In a statement, Sinn Féin said: "Michelle O'Neill will not be stepping aside as deputy First Minister under any circumstances."

The DUP's Westminster leader Sir Jeffrey Donaldson has indicated Mrs Foster will not appear alongside Ms O'Neill for Thursday's scheduled Stormont press conference.

He says the party has met to consider the matter.

"I think now is the time to step up and demonstrate respect and integrity,” Mr Donaldson told BBC Radio Ulster.

"The law on these matters is clear and what happened at that funeral has sent out a very, very bad message to people in Northern Ireland."

The events have echoes of the RHI furore that pulled down the devolved government in 2017, when Mrs Foster refused to accede to a Sinn Féin call for her to stand down pending an investigation into the botched green energy scheme.

SDLP Leader Colum Eastwood also called for Ms O'Neill to step aside and allow her actions to be examined by Assembly standards authorities.

He said: “The SDLP did not rush to judgment on this.

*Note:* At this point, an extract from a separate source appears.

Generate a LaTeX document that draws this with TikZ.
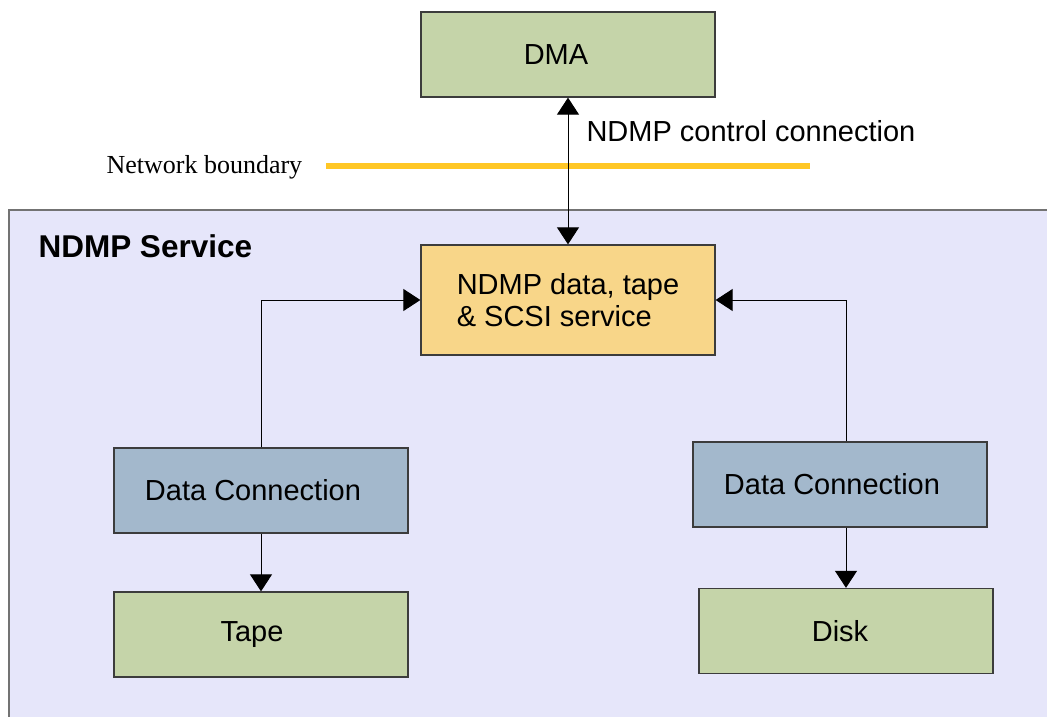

We waited to hear from Michelle O’Neill at her scrutiny committee yesterday. 

“We considered her response and have, unfortunately, been disappointed with the absence of contrition and the failure to acknowledge that attending this mass gathering was a mistake that put people at risk.”

The Ulster Unionist Party and Alliance Party have also called for Ms O’Neill to stand down.

Guidance set by the Northern Ireland Executive says a maximum of 30 people should attend a funeral, and friends should only attend when there are no family members in attendance.

Ms O'Neill has insisted the funeral cortege was limited to 30 while social distancing inside the church was "exemplary". 

It is understood more than 100 people were inside the church.

On Wednesday, Ms O'Neill acknowledged that a selfie taken at the cemetery of her posing close to two men, one of whom had his arm on her shoulder, "should not have happened".

She said the photo happened in a "blink of an eye" as she was leaving the graveside.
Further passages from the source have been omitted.